The jury was made up of CBC broadcaster Michael Enright and novelists Claire Messud and Ali Smith.
The Sentimentalists is a debut novel by Johanna Skibsrud. (Gaspereau Press/Canadian Press)Skibsrud, 30, said she got the idea for the setting from Flagstaff Lake, which covers four now-underwater townships in northern Maine, where she once worked for a summer.
One of the sparks of the story was autobiographical — her own father began to speak to her in 2003 about his own experiences in the Vietnam War and she found herself incorporating a war story in the work.

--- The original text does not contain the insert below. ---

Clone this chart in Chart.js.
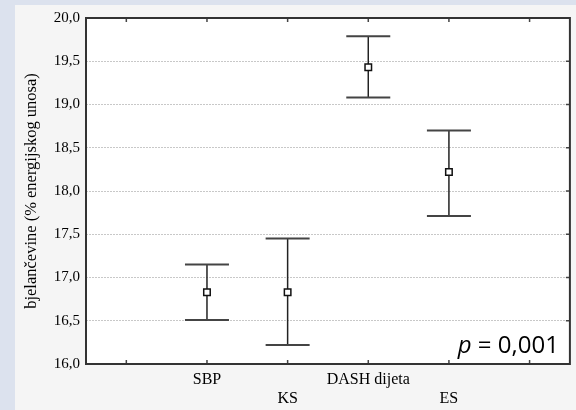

The book is an examination of the resonance of memory and "how everything we do now is always affected by the past," she said.In her acceptance speech, a tearful Skibsrud thanked among others her late father "for sharing his stories with me. "I can't imagine how proud he would've been," she said.
Only 800 copies of The Sentimentalists were originally printed by small publishing house Gaspereau Press in the first run. The book's inclusion among the Giller Prize finalists forced the small five-person operation to print about 1,000 copies a week in an attempt to keep up with demand. A Giller win usually leads to an explosion in sales, so the small press may face a struggle in the weeks ahead.
Skibsrud's first poetry collection, Late Nights With Wild Cowboys, was published in 2008 by Gaspereau Press and was shortlisted for the Gerald Lampert Award. Originally from Scotsburn, N.S., she now lives in Montreal.
Each of the finalists for the award wins $5,000. They are:
• David Bergen of Winnipeg for The Matter with Morris.
• Sarah Selecky of Toronto, for This Cake is for the Party.
• Alexander MacLeod of Dartmouth, N.S., for Light Lifting.
• Kathleen Winter of Montreal for Annabel.